The test, which was conducted directly on a mobile handset and used carrier aggregation technology, download speeds of 270 Mbit/s were achieved. At this speed an entire music album could be downloaded in 10 seconds. This is approximately four times faster than the fastest speed achieved with LTE technology on Vodacom’s network.
This is the first time that this has been done in the country , especially on a live network using a smartphone.
Speaking about this test, Vodacom Group’s Chief Technology Officer Andries Delport said: “Vodacom prides itself on innovation and being the first to bring new developments to South Africa, and this next step in 4G technology gives an idea of just how far mobile technology has evolved.”
These trials follow the recent completion of a multi-billion rand six year-long radio network renewal programme which has seen every single Vodacom base station in South Africa replaced with new equipment.
Delport said: “We’ve just completed the longest and probably the most complex engineering project in Vodacom’s history which involved switching out the equipment at every single site across the country.

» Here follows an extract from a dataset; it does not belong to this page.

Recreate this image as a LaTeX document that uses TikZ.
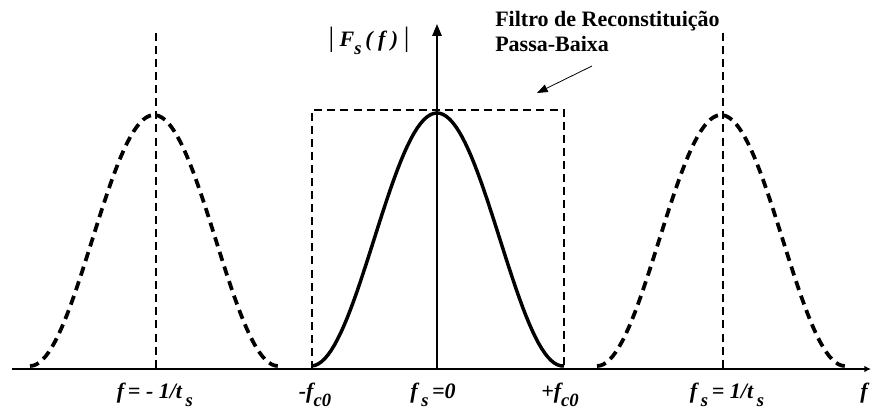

This new equipment means that all of our base stations are 4G ready, meaning that Vodacom is ideally positioned to support Government’s broadband objectives. We’re looking forward to rolling this higher speed technology out as soon as additional spectrum becomes available.
“In addition to this, the new equipment is more easily configured to handle future upgrades and is better for the environment, with reduced energy consumption and a smaller footprint compared to the old technology. Thanks to this project, Vodacom’s South African network is amongst the most advanced in the world.”
The upgrade programme, which began in Mpumalanga in June 2008, was completed on 15 September 2014 in the Free State and consisted of swapping out the equipment in over 10 000 base stations. The net effect of this investment project is that Vodacom customers will have an improved network experience with faster data speeds, more stability and fewer dropped calls.
Delport concluded: “The radio network swap project is about much more than superfast speeds. We’ve also been investing heavily to make sure that we have the capacity to handle the massive growth in call and particularly data volumes in South Africa. Broadband access is one of the keys to economic development and thanks to this project we’re ready and able to play our part.”